I don't remember assignments connected with poetry. Well, wait, yes. As seniors, we had to talk for five minutes minimum about a poem or poet, and I brought in Caedmon recordings of Dylan Thomas from the library and my little phonograph. I talked for a half hour, maybe more. Clearly, teaching poetry is one way to learn to love it.

[So these are all disconnected thoughts at this point. I hope, but don't promise, to successfully connect them.]

I was interested in the comment on the post from the art teacher(?) who said that students need to learn to appreciate art and literature a lot less literally. I so agree with that, and yet, from my studies of Picasso's era, I know his contemporaries had a hard time seeing what he was doing. It takes time, distance, and education--an education of taste--to learn to see art and sometimes to read poetry.

So how do we get kids--and adults--to put in the time to pay attention? Well, I don't think there is ONE way. It doesn't come down to sound, to accessibility, to charm, to searing reality or incredible fantasy--or it does come down to ALL these things and more. The reason is: I'm not like you, and you're not like the next person, and high school students do not come in one flavor. So we need a diversity of approaches, not diverse as in one part your background and two parts mine, but diverse as in a little bit of everything, because we don't know what the next student is going to respond to.

We need to keep 'em awake, we need to keep 'em listening and we need to keep 'em reading. I don't think, despite the fact that many of my good friends make their living teaching poetry writing in the elementary schools, that teaching kids how to write at an early age is key. I do think memorization is wonderful. How else to make a poem truly yours, from your ears to your entrails?

Okay, a lot more went through my head when I tossed and turned last night, but I'll offer this up for now....

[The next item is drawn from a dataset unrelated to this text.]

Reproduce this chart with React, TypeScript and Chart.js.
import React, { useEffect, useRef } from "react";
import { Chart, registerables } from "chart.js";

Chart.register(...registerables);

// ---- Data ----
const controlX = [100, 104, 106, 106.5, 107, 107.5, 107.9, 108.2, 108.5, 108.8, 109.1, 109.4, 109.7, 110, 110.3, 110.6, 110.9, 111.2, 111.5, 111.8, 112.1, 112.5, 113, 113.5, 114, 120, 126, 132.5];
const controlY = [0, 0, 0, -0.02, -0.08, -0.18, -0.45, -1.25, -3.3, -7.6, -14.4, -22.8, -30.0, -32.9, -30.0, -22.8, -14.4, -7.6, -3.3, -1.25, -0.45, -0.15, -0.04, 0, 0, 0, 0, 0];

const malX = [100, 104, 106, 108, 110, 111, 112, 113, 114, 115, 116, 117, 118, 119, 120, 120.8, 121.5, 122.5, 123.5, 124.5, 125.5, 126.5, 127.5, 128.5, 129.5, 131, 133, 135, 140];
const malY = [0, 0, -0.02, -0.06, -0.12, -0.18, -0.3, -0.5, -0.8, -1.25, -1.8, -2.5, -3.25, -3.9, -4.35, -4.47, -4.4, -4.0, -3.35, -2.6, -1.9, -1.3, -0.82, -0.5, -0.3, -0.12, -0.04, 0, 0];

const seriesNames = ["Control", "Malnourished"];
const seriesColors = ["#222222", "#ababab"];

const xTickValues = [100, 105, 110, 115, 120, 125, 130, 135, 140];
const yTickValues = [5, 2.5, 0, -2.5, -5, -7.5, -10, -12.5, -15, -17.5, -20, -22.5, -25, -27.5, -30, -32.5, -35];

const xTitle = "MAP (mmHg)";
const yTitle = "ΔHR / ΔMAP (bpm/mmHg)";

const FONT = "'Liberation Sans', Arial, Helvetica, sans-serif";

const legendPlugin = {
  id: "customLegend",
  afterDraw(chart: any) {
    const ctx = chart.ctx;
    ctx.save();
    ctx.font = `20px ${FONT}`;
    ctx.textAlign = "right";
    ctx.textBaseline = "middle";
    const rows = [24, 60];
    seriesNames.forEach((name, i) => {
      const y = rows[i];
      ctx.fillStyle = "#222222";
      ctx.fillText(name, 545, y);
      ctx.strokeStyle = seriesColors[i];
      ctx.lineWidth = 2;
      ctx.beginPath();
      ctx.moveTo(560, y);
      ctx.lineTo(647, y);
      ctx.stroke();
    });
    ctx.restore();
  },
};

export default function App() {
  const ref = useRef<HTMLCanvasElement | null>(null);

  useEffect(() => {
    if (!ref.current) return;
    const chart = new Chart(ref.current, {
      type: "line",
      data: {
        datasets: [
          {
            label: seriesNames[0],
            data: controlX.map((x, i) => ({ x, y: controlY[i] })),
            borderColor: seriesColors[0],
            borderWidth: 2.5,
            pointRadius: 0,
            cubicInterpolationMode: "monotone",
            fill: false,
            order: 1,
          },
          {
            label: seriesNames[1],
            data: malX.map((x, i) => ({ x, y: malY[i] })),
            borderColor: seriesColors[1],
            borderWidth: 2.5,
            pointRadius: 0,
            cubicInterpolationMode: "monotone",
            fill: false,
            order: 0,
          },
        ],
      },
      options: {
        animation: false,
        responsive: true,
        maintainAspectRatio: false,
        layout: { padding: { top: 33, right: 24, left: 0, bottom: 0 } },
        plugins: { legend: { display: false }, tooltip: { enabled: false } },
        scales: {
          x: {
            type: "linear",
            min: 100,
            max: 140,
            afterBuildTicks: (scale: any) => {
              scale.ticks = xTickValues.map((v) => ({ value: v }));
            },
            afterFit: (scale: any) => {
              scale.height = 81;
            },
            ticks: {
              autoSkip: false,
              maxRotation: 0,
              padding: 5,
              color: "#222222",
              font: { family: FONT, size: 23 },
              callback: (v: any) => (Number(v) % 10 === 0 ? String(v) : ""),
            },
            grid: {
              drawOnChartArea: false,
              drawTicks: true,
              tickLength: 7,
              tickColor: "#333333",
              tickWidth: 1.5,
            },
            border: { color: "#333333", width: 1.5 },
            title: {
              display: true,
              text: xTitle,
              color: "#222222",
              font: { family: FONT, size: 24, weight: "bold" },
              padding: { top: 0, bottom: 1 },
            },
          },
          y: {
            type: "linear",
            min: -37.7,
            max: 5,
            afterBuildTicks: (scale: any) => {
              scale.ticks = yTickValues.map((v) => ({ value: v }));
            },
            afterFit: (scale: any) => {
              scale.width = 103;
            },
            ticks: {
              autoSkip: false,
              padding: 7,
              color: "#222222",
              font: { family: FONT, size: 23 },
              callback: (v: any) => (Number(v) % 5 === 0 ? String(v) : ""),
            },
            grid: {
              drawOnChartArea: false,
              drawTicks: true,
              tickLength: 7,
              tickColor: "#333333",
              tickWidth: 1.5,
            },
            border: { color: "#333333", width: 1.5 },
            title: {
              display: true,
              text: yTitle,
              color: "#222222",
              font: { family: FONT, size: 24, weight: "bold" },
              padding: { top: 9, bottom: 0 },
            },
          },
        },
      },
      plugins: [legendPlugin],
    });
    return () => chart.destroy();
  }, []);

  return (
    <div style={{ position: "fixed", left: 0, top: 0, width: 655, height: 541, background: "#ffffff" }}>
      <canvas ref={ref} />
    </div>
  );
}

Wednesday, February 01, 2006

10 Days to Go! (BFD)

Only ten days until February 10, the publication date of my book, Dragging the Lake. The question is: what the hell does that mean? Not only do I have no idea, but the publisher seems to have no idea either. Does it mean that on February 10 you’ll magically find the book at your favorite bookstore? No way! (Unless your favorite bookstore happens to be the one in Chula Vista where my sister-in-law works.) Does it mean your favorite bookstore will be able to order it for you? Well, yes, but they've been able to do that for over a month already. For that matter, you can already order it yourself just by calling the publisher. Does it mean the book will suddenly burst into existence in ten days? That can't be, because I've had a box of books on my living room floor for a month. Does the publication date mean anything? I guess it just means, "If you want to have a party with your friends, this might be as good a time as any." If it means something else, I wish someone would let me know now, before I go out to Trader Joe’s and buy a case of champagne.